Touring Puglia’s Adriatic Coastline
Part of our aim of this trip was to use Molfetta as our base to explore the Adriatic coast in both directions. This is what we’ve discovered over the last few days, simply in order of discovery.
Bisceglie
A short drive north from Molfetta brings us to Bisceglie, a much larger settlement than it looks on the maps and at first impression a fairly uninviting urban sprawl. But tucked away down the slopes to the waterfront is a rather elegant riviera style bay, expensive yachts moored in the protected waters and stylish restaurants lining the curve of the bay. The town’s beautifully kept beaches are pristine white pebble, perfectly offsetting the gorgeous blue sea.
Trani
Next stop on this northbound sortie is the location of the first truly sandy beaches we have found, Trani. Missing out the main town we head straight to the waterfront where the busy beach has a handful of attractive restaurants; the water is calm and shallow thanks mostly to a protective boulder barrier placed 100 yards or so offshore. Lunch is good, and a little time out on the beach is welcome.
Bari
The following day we head south to Puglia’s capital and largest city Bari, this time by train, which takes just under half an hour and is incredibly reasonable at 1.3 euros each. A walk through the newer parts of the city reveals palm lined avenues, pedestrianised streets and inevitably in Italy, classy shops.
Between this area and the port lies the rather wonderful old city, a collection of characterful and atmospheric narrow streets in a labyrinthine pattern. Churches and piazzas appear unexpectedly around corners, the cathedral and the Chiesa St Nicolas towering above the clustered buildings below. St Nicolas’ tomb is housed in the latter – but don’t tell the children that Father Christmas is dead!
The old city oozes character and charm, not least because so much of it is clearly still private dwellings. Washing lines, potted plants, private shrines and chatting women considerably outnumber the souvenir shops and restaurants and it’s all very quaint.
There is a giant ugly cruise ship leering over the port, its passengers no doubt being led around Bari by someone hoisting a brolly and hurrying them along.
Along the seafront we come across a fish stall, and grab an opportunity to tick off a bucket list item: we eat sea urchin! First time we’ve done so, and it seems to marry the texture of soft roe with the flavour of mussels. Dip in your bread and enjoy!
Of course, Bari is a destination resort with renowned beaches, but these are south of the main city and aren’t on our agenda for this 1-day visit. For us the joy of Bari is the old city though, so full of character and so stimulating.

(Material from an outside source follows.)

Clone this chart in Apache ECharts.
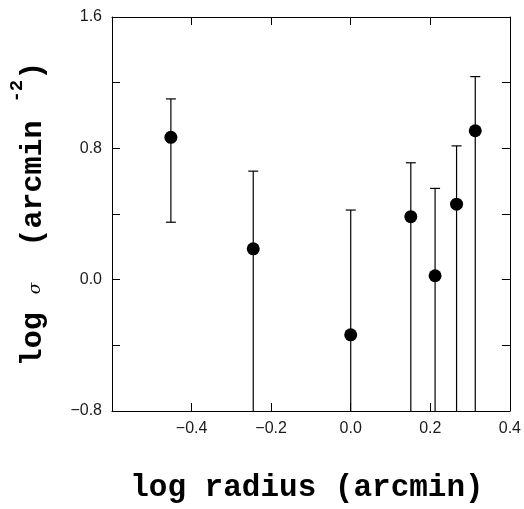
<!DOCTYPE html>
<html>
<head>
<meta charset="utf-8">
<script src="https://cdn.jsdelivr.net/npm/echarts@6/dist/echarts.min.js"></script>
<style>
  html, body { margin: 0; padding: 0; background: #fff; }
  #main { width: 524px; height: 509px; }
</style>
</head>
<body>
<div id="main"></div>
<script>
// log radius (arcmin)
var logRadius = [-0.452, -0.245, 0.0, 0.151, 0.212, 0.266, 0.313]
// log sigma
var logSigma = [0.867, 0.188, -0.336, 0.384, 0.024, 0.460, 0.907]
// error bar ends (lower ends below the axis are cut at -0.8)
var errHigh = [1.101, 0.661, 0.424, 0.712, 0.556, 0.815, 1.237]
var errLow = [0.350, -0.8, -0.8, -0.8, -0.8, -0.8, -0.8]
// tick labels
var xTickLabels = ['-0.4', '-0.2', '0.0', '0.2', '0.4']
var yTickLabels = ['-0.8', '0.0', '0.8', '1.6']

var X_MIN = -0.6, X_MAX = 0.4, Y_MIN = -0.8, Y_MAX = 1.6

var points = logRadius.map(function (x, i) { return [x, logSigma[i]] })
var bars = logRadius.map(function (x, i) { return [x, errHigh[i], errLow[i]] })

function tickFormatter(list) {
  return function (v) {
    var s = v.toFixed(1)
    if (s === '-0.0') s = '0.0'
    return list.indexOf(s) >= 0 ? s.replace('-', '\u2212') : ''
  }
}

var chart = echarts.init(document.getElementById('main'))

var axisCommon = {
  axisLine: { show: true, onZero: false, lineStyle: { color: '#000', width: 1 } },
  axisTick: { show: true, inside: true, length: 8, lineStyle: { color: '#000', width: 1 } },
  splitLine: { show: false }
}

chart.setOption({
  animation: false,
  grid: { left: 110, top: 17, right: 14, bottom: 93 },
  xAxis: [
    Object.assign({
      type: 'value', min: X_MIN, max: X_MAX, interval: 0.2, position: 'bottom',
      axisLabel: {
        color: '#1a1a1a', fontSize: 16, fontFamily: 'Liberation Sans', margin: 10,
        formatter: tickFormatter(xTickLabels)
      },
      name: 'log radius (arcmin)',
      nameLocation: 'middle',
      nameGap: 62,
      nameTextStyle: { fontFamily: 'Liberation Mono', fontWeight: 'bold', fontSize: 31, color: '#000', padding: [0, 8, 0, 0] }
    }, axisCommon),
    Object.assign({
      type: 'value', min: X_MIN, max: X_MAX, interval: 0.2, position: 'top',
      axisLabel: { show: false }
    }, axisCommon)
  ],
  yAxis: [
    Object.assign({
      type: 'value', min: Y_MIN, max: Y_MAX, interval: 0.4, position: 'left',
      axisLabel: {
        color: '#1a1a1a', fontSize: 16, fontFamily: 'Liberation Sans', margin: 10,
        formatter: tickFormatter(yTickLabels)
      },
      name: '{m|log }{s|σ}{m|  (arcmin }{p|-2}{m|)}',
      nameLocation: 'middle',
      nameGap: 64,
      nameRotate: 90,
      nameTextStyle: {
        rich: {
          m: { fontFamily: 'Liberation Mono', fontWeight: 'bold', fontSize: 30, color: '#000', lineHeight: 40, verticalAlign: 'bottom' },
          s: { fontFamily: 'DejaVu Serif', fontStyle: 'italic', fontSize: 17, color: '#000', lineHeight: 40, verticalAlign: 'bottom', padding: [0, 0, 4, 0] },
          p: { fontFamily: 'Liberation Mono', fontWeight: 'bold', fontSize: 19, color: '#000', lineHeight: 40, verticalAlign: 'top' }
        }
      }
    }, axisCommon),
    Object.assign({
      type: 'value', min: Y_MIN, max: Y_MAX, interval: 0.4, position: 'right',
      axisLabel: { show: false }
    }, axisCommon)
  ],
  series: [
    {
      type: 'custom',
      data: bars,
      encode: { x: 0, y: [1, 2] },
      z: 2,
      renderItem: function (params, api) {
        var x = api.value(0), hi = api.value(1), lo = api.value(2)
        var pHi = api.coord([x, hi]), pLo = api.coord([x, lo])
        var w = 5
        var st = { stroke: '#000', lineWidth: 1.2 }
        var children = [
          { type: 'line', shape: { x1: pHi[0], y1: pHi[1], x2: pLo[0], y2: pLo[1] }, style: st },
          { type: 'line', shape: { x1: pHi[0] - w, y1: pHi[1], x2: pHi[0] + w, y2: pHi[1] }, style: st }
        ]
        if (lo > Y_MIN) {
          children.push({ type: 'line', shape: { x1: pLo[0] - w, y1: pLo[1], x2: pLo[0] + w, y2: pLo[1] }, style: st })
        }
        return { type: 'group', children: children }
      }
    },
    {
      type: 'scatter',
      data: points,
      symbol: 'circle',
      symbolSize: 13,
      itemStyle: { color: '#000', opacity: 1 },
      z: 3
    }
  ]
})
</script>
</body>
</html>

Lunch gives us our comedy moment of the day as for the first time on this entire trip we manage to choose a trattoria which is cash only, and we don’t have enough. Consequently we get marched some distance by the waiter, through the streets of Bari to a distant ATM – which is empty! Weirdly, even the waiter is now flummoxed and has to keep asking strangers for directions to the nearest ATM. It’s some time before he pockets his 29 euros.